Latest update December 25th, 2024 1:10 AM
Sep 18, 2023 Editorial
Kaieteur News – Say international community and Third World citizens are impressed. The international community has whispered and poor people around the world looked upon it as the saviour and helper that could make a difference. Often times, the international community is worshipped as a neutral presence, that missing and much-needed mediator, to help them find a way out of their controversies and troubles. But is the international community really that neutral, without its healthy share of self-interest, genuinely about the tormented people in countries that are torn apart by internal strife?
In Guyana, when hostile political groups collide, the international community is rushed to, and settled for, as the solutions which leaders and groups cannot bring themselves to figure out and fix among themselves to the benefit of all the people. In Guyana, the international community is seen as the be all and end all to any domestic problem, and it is not limited to politics. In fact, almost anything that takes on a political taint, (just about everything here) finds Guyana hurrying like some damsel in distress for the rescuing arms of the international community.
It could be money withheld from a segment of the population, it could be for forensic assistance for capital crimes that have tense political wranglings embedded, or it could be for urgent assistance on such burning issues as electoral help when this country finds itself hopelessly stuck.
The international community has been only too glad to help. In a natural resources rich country like Guyana, it is seen as an investment of time and energies that generate much goodwill from the local cliques. Under the ever-convenient, all-purpose umbrella of democratic standards and democratic norms, the international community has been able to insert itself successfully into local affairs, with helping hands when no local ones are up to the task at hand. The levels of trust in the domestic environment are so poor to nonexistent that any outsider is seen as heroic, clean, and to be welcomed.

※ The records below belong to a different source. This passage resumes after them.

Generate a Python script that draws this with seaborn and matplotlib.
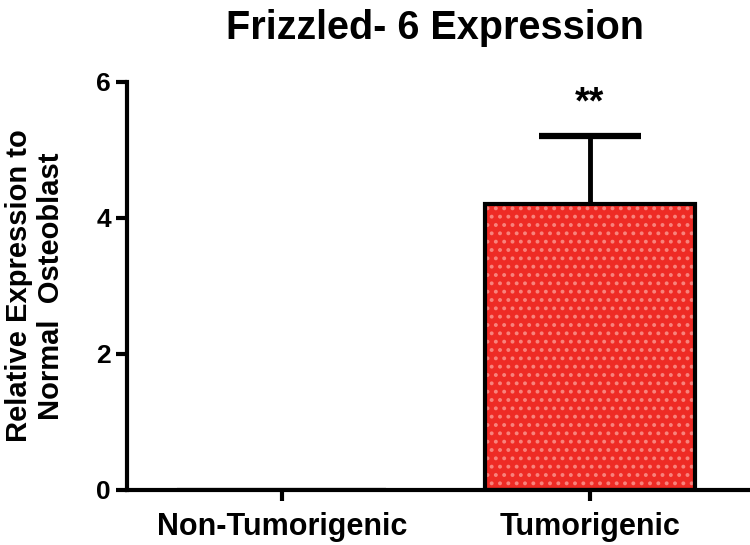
import numpy as np
import pandas as pd
import matplotlib
matplotlib.use("Agg")
import matplotlib.pyplot as plt
import seaborn as sns

# data
groups = ["Non-Tumorigenic", "Tumorigenic"]
expression = [0.0, 4.2]
sem = [0.0, 1.0]
signif = ["", "**"]
y_ticks = [0, 2, 4, 6]

df = pd.DataFrame({"group": groups, "expr": expression})

sns.set_style("ticks")
plt.rcParams["font.family"] = ["Liberation Sans", "DejaVu Sans"]
plt.rcParams["font.weight"] = "bold"
plt.rcParams["text.color"] = "black"
plt.rcParams["axes.labelcolor"] = "black"
plt.rcParams["xtick.color"] = "black"
plt.rcParams["ytick.color"] = "black"
plt.rcParams["axes.edgecolor"] = "black"
plt.rcParams["hatch.linewidth"] = 1.6

fig = plt.figure(figsize=(7.5, 5.45), dpi=100)
ax = fig.add_axes([0.169, 0.101, 0.831, 0.749])

# filled bars with the dotted texture
sns.barplot(data=df, x="group", y="expr", color="#EE2B25", saturation=1,
            width=0.68, edgecolor="#F8837C", linewidth=0, hatch="..", ax=ax)
# black outline on top
sns.barplot(data=df, x="group", y="expr", fill=False, width=0.68,
            edgecolor="black", linewidth=3, ax=ax)

# upper error bars only
x_pos = np.arange(len(groups))
for i in x_pos:
    if sem[i] > 0:
        eb = ax.errorbar(i, expression[i], yerr=[[0], [sem[i]]], fmt="none",
                         ecolor="black", elinewidth=3.5, capsize=37,
                         capthick=4.5, zorder=1)
        eb[1][0].remove()  # drop the lower cap
        ax.text(i, expression[i] + sem[i] + 0.22, signif[i], ha="center",
                va="bottom", fontsize=27, fontweight="bold")

ax.set_xlim(-0.503, 1.52)
ax.set_ylim(0, 6)
ax.set_yticks(y_ticks)
ax.set_xlabel("")
ax.set_ylabel("Relative Expression to\nNormal  Osteoblast", fontsize=21,
              fontweight="bold", labelpad=22, linespacing=1.2)
ax.set_title("Frizzled- 6 Expression", fontsize=28.5, fontweight="bold",
             pad=31, x=0.495)

for side in ["top", "right"]:
    ax.spines[side].set_visible(False)
for side in ["left", "bottom"]:
    ax.spines[side].set_linewidth(3)
ax.tick_params(axis="both", width=3, length=8)
ax.tick_params(axis="y", labelsize=19)
ax.tick_params(axis="x", labelsize=22, pad=8)
for lab in ax.get_xticklabels() + ax.get_yticklabels():
    lab.set_fontweight("bold")

fig.savefig("out.png", dpi=100)
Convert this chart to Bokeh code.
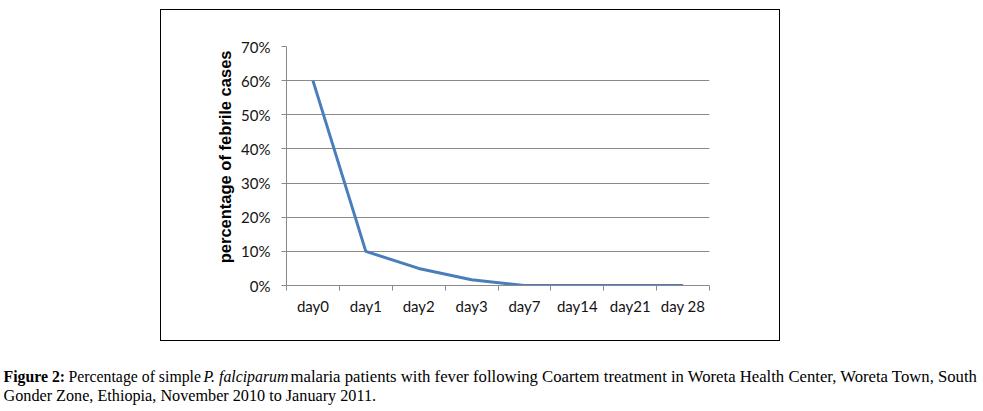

The problem is that the international community does not have clean hands itself, or uninvolved vision, or is lacking in ambitions. The developments in Niger reinforced this, in the aftermath of the coup d’état by the army in that country. Almost without fail, with France leading, the Americans and British started making concerned diplomatic sounds about the democratically elected and rule of law, and so forth. On the surface of things, those international community messages about what is seen as ‘deplorable’ and ‘troubling’ serve as covers for their own interests. This is what has been at work for decades, for the international community is never without its own vital strategic interests, or geopolitical interests, or economic interests.
In Niger it is France and its need for cheap and plentiful supplies of uranium. The pretense of concern for the welfare of the people is a charade. In Nigeria, decades ago, there was a bloody civil war, which had a nuanced British hand in it, and again there were benefits for the British, and not the Nigerians.
In Latin America, where the United States has ruled the roost, governments have been toppled in Chile and Guatemala, and fairly frequently in neighboring Venezuela. The Americans never talk about rich and pivotal business interests, but have come up with various specious excuses to justify their interventions, or backing of ambitious local groups. The electoral history of pre- and post-Independence Guyana has its own despicable stories to convey of how this so-called international community has been sinister when its interests are involved.
Guyanese seem to have developed an extraordinary degree of affection for the international community, while pretending to blindness to its predations and ambitions. Members of the international community know this and milk this for their own benefit. The people are always held high as the driving force behind developments, but a closer look reveals that oil and gold and uranium feature very highly in the calculations of the international community, be it a country or a consortium of them. Niger, Nigeria, Venezuela, and Guyana confirm how the tricks of crooked politicians are used by the international community to get its foot in the door, and its own way. Meanwhile, the people take a backseat, and their sufferings intensify.